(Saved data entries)
+ + + + +

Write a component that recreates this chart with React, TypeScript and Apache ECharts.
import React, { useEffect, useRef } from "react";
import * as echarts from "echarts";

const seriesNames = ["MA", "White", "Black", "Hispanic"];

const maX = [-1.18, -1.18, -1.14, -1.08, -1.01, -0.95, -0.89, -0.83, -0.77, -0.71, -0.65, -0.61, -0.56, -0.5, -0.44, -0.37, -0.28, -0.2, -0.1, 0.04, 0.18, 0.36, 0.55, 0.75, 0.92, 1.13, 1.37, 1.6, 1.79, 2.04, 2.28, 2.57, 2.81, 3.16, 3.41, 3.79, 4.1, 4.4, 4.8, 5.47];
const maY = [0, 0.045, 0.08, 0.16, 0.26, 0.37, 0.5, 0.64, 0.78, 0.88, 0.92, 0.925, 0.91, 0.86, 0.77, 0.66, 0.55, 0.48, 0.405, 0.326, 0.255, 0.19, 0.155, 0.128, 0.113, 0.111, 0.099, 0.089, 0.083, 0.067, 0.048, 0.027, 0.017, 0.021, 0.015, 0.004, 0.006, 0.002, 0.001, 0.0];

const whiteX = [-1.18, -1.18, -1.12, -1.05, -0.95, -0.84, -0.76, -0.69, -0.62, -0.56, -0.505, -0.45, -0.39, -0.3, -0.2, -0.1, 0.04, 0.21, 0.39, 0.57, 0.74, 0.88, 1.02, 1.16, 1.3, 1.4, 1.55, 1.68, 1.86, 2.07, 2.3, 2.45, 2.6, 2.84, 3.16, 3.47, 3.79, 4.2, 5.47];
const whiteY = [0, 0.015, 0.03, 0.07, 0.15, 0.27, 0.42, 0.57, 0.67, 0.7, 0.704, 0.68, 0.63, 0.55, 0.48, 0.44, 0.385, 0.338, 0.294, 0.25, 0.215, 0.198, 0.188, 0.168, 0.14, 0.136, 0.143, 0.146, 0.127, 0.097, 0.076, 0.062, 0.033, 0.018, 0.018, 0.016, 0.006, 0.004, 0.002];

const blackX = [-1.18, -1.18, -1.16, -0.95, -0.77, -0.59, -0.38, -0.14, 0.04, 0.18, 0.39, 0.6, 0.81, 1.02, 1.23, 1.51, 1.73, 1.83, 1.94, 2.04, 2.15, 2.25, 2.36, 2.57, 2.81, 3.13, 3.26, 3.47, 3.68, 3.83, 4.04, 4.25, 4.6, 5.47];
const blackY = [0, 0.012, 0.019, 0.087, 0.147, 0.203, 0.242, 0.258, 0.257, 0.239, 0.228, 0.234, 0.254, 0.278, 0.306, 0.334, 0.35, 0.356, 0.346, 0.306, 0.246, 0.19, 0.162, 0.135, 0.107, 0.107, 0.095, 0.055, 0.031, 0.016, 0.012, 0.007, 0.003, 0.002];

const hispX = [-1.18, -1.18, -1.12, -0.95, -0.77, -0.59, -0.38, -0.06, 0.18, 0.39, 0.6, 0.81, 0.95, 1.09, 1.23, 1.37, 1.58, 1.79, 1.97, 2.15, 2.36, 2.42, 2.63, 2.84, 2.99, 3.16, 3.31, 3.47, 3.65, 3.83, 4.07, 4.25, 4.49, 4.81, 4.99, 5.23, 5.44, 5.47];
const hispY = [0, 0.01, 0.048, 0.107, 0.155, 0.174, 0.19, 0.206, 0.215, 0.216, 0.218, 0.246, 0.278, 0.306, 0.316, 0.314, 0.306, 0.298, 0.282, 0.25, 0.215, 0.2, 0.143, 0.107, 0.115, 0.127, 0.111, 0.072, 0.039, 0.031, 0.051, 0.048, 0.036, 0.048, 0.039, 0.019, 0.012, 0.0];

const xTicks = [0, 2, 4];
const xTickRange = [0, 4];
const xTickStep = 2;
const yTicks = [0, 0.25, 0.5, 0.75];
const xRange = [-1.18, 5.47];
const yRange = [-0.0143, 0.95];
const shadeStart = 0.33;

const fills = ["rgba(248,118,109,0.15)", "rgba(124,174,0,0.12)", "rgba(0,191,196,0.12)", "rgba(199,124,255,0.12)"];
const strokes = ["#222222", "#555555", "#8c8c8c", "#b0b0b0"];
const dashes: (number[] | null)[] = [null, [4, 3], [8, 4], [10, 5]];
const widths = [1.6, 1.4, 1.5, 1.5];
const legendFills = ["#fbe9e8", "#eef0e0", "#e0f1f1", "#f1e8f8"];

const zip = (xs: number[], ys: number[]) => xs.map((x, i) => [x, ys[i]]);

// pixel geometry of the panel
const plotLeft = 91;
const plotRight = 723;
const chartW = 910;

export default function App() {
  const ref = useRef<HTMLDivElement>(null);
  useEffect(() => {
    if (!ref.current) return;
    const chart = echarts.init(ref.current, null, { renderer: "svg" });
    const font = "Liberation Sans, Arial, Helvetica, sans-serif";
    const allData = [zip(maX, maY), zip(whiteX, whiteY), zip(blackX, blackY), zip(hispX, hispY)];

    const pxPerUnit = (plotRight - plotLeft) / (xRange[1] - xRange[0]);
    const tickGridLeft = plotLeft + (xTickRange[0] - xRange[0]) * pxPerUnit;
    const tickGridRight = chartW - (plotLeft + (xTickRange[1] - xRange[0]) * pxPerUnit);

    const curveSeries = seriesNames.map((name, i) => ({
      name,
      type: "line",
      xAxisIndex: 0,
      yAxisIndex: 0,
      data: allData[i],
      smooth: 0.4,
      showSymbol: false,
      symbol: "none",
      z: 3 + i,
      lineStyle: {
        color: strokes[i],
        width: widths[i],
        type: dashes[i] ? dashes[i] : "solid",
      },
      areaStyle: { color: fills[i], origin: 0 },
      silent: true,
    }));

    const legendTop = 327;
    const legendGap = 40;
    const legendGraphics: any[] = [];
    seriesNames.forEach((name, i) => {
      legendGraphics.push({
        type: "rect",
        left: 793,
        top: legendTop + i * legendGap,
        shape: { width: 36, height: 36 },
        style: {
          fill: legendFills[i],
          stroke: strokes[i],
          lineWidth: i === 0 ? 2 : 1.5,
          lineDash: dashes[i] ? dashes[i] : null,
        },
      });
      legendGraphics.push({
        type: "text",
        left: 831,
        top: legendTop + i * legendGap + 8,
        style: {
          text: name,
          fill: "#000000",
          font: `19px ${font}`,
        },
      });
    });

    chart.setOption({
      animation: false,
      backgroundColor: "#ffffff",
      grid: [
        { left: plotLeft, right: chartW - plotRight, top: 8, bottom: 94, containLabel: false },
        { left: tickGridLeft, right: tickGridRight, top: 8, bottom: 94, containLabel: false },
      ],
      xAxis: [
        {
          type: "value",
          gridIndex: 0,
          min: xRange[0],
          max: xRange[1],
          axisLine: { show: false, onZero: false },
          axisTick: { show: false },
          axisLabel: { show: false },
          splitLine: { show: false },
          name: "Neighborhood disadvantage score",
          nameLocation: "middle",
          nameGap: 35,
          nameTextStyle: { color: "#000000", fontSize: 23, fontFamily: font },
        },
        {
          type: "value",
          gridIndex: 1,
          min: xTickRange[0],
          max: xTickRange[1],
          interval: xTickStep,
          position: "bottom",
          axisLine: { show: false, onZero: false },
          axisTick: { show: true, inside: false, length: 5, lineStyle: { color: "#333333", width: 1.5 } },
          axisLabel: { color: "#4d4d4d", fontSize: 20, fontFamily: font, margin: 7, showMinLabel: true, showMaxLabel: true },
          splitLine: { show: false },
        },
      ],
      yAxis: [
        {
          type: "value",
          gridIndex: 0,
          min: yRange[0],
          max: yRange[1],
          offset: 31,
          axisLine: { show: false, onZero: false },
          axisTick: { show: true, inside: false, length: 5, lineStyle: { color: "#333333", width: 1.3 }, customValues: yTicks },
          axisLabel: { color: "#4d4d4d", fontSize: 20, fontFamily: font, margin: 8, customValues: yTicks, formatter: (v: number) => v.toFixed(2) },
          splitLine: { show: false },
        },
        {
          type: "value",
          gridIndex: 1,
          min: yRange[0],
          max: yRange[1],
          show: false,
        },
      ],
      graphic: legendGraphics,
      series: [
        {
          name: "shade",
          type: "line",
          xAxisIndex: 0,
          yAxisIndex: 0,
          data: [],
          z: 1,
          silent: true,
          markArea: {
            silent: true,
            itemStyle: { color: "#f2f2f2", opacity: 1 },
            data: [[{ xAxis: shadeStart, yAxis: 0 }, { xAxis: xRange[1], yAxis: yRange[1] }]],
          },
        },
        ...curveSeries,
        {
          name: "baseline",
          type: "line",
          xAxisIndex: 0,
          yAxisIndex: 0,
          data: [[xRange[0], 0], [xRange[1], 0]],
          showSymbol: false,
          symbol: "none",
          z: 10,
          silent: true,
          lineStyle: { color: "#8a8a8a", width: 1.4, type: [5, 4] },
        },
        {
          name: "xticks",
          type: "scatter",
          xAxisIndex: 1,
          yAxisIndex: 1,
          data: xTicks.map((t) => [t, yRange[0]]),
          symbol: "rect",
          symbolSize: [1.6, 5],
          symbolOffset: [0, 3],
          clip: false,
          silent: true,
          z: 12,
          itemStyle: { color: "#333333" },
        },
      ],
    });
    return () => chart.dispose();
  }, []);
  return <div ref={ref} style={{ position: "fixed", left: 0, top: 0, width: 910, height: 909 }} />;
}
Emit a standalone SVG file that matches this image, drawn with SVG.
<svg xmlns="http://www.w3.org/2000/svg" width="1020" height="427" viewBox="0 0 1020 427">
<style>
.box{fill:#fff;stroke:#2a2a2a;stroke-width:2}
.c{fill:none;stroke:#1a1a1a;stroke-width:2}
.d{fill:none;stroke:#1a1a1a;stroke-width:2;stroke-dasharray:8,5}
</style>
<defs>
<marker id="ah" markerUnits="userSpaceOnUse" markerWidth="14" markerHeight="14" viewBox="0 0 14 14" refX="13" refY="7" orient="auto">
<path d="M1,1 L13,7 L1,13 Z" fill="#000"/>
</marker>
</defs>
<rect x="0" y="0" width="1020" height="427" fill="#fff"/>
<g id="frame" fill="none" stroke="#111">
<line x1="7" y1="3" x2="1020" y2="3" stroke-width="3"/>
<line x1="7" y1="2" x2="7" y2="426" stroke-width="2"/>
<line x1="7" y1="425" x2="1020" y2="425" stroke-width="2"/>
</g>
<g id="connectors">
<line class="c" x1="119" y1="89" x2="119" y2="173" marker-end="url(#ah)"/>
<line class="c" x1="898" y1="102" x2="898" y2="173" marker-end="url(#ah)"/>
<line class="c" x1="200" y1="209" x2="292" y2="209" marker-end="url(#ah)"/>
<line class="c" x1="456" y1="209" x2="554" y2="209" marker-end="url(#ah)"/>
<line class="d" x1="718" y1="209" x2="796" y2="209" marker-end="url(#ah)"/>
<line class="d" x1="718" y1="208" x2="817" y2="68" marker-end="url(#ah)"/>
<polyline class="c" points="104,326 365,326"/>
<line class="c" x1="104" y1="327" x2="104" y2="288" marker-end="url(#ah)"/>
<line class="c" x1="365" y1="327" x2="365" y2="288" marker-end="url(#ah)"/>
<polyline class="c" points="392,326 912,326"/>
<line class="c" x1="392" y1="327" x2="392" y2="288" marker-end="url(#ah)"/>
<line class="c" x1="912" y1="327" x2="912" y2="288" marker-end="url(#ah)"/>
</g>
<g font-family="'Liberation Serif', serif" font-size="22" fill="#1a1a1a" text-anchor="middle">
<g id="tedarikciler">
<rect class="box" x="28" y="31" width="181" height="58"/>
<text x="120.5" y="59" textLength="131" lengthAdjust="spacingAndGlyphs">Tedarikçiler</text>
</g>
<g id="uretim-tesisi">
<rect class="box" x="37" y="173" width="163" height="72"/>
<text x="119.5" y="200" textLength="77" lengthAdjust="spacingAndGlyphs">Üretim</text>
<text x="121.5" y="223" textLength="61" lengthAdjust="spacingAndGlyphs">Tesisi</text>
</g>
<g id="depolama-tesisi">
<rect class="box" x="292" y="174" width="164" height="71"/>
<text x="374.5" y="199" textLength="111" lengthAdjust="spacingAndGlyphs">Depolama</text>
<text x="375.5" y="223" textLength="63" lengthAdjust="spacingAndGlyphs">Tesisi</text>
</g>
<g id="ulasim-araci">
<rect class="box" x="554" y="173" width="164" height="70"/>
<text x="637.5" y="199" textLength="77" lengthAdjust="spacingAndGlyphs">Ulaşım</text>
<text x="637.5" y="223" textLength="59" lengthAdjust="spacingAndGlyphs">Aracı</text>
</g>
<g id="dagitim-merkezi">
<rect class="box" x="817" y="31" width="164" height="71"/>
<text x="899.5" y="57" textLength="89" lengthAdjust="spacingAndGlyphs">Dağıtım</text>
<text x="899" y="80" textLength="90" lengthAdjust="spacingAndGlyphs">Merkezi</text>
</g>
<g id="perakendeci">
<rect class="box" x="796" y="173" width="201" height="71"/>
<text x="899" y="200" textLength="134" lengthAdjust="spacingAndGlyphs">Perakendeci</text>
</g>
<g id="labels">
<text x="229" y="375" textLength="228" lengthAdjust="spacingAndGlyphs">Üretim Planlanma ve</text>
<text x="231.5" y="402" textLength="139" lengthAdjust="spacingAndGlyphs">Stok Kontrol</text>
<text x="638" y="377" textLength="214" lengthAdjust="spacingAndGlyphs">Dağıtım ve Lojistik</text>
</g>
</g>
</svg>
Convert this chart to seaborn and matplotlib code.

+ + + + +

_Given exercise_
Output exactly the leading lines of the data, up to and including the line marked by "0.007, 0.003, 0.002];".

_Answer in full_
Write a component that recreates this chart with React, TypeScript and Apache ECharts.
import React, { useEffect, useRef } from "react";
import * as echarts from "echarts";

const seriesNames = ["MA", "White", "Black", "Hispanic"];

const maX = [-1.18, -1.18, -1.14, -1.08, -1.01, -0.95, -0.89, -0.83, -0.77, -0.71, -0.65, -0.61, -0.56, -0.5, -0.44, -0.37, -0.28, -0.2, -0.1, 0.04, 0.18, 0.36, 0.55, 0.75, 0.92, 1.13, 1.37, 1.6, 1.79, 2.04, 2.28, 2.57, 2.81, 3.16, 3.41, 3.79, 4.1, 4.4, 4.8, 5.47];
const maY = [0, 0.045, 0.08, 0.16, 0.26, 0.37, 0.5, 0.64, 0.78, 0.88, 0.92, 0.925, 0.91, 0.86, 0.77, 0.66, 0.55, 0.48, 0.405, 0.326, 0.255, 0.19, 0.155, 0.128, 0.113, 0.111, 0.099, 0.089, 0.083, 0.067, 0.048, 0.027, 0.017, 0.021, 0.015, 0.004, 0.006, 0.002, 0.001, 0.0];

const whiteX = [-1.18, -1.18, -1.12, -1.05, -0.95, -0.84, -0.76, -0.69, -0.62, -0.56, -0.505, -0.45, -0.39, -0.3, -0.2, -0.1, 0.04, 0.21, 0.39, 0.57, 0.74, 0.88, 1.02, 1.16, 1.3, 1.4, 1.55, 1.68, 1.86, 2.07, 2.3, 2.45, 2.6, 2.84, 3.16, 3.47, 3.79, 4.2, 5.47];
const whiteY = [0, 0.015, 0.03, 0.07, 0.15, 0.27, 0.42, 0.57, 0.67, 0.7, 0.704, 0.68, 0.63, 0.55, 0.48, 0.44, 0.385, 0.338, 0.294, 0.25, 0.215, 0.198, 0.188, 0.168, 0.14, 0.136, 0.143, 0.146, 0.127, 0.097, 0.076, 0.062, 0.033, 0.018, 0.018, 0.016, 0.006, 0.004, 0.002];

const blackX = [-1.18, -1.18, -1.16, -0.95, -0.77, -0.59, -0.38, -0.14, 0.04, 0.18, 0.39, 0.6, 0.81, 1.02, 1.23, 1.51, 1.73, 1.83, 1.94, 2.04, 2.15, 2.25, 2.36, 2.57, 2.81, 3.13, 3.26, 3.47, 3.68, 3.83, 4.04, 4.25, 4.6, 5.47];
const blackY = [0, 0.012, 0.019, 0.087, 0.147, 0.203, 0.242, 0.258, 0.257, 0.239, 0.228, 0.234, 0.254, 0.278, 0.306, 0.334, 0.35, 0.356, 0.346, 0.306, 0.246, 0.19, 0.162, 0.135, 0.107, 0.107, 0.095, 0.055, 0.031, 0.016, 0.012, 0.007, 0.003, 0.002];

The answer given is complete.